Andile: Trying to predict trends is always tricky but I do think that young South Africans have become a little bit nostalgic (I’m using this word loosely) – our recent history and culture have become the main source of inspiration. You can see this in the nods to cultural legends in songs like ‘Doc Shebeleza” and “Bob Mabena”, the mainstream popularisation of ispoti (aka the bucket hat). The list goes on.
Boogy: I think we’ll be seeing a lot of popular sneaker brands of the 80s and 90s making a big come back. Retro sneakers are all the rage right now so I can say Fila and Reebok maybe making more surprise appearances than we think. Branding is back in a big way so expect to see logos on everything .
What trends in art and design (or vice versa) have you noticed being translated into street fashion?
Trevor: But is street fashion not an art on its own?

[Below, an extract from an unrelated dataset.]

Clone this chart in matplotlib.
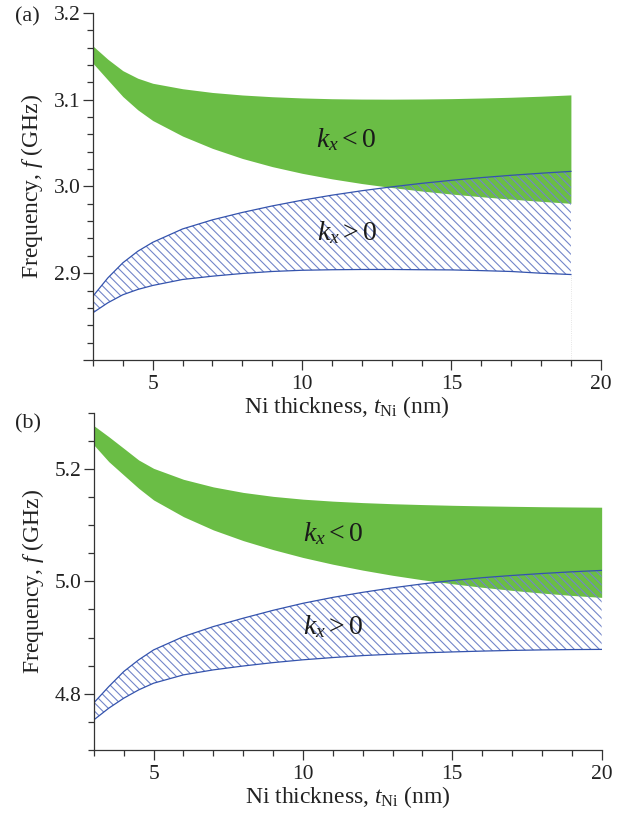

Andile: For me it’s the same as above. Young South Africans are becoming exporters of culture rather than importers. I think you can expect more locally inspired design taken from our rich and sadly undervalued history.
The 2015 adidas Originals Superstar campaign aims to redefine ‘superstardom’ as creative courage in a move away from celebrity worship and external validation. What young South African creatives epitomise this definition for you?
Trevor: Yoliswa Mqoco
Andile: Off the top my head – Lady $kollie, Bogosi Sekhukhuni, Nolan Oswald Dennis, Hlasko, Riaan Botha, Sindiso Nyoni, Isaac Zavale, Atang Tshikare
Boogy: Laduma Ngoxolo, the designer of Maxhosa Knitwear, for me epitomes this definition. Not only has his product being sought after by major fashion houses such as Moschino and the like, Laduma is currently overseas furthering his studies where most people would be shmoozing and living it up. His belief in the beauty of our culture and taking fashion risks over notoriety has landed his very unique yet vividly South African brand Maxhosa in the international fashion pages. Laduma sources his material here and also makes use of women in the Eastern Cape to make his delicately crafted pieces contributing to supporting small business in his community. Social awareness in fashion is the new black.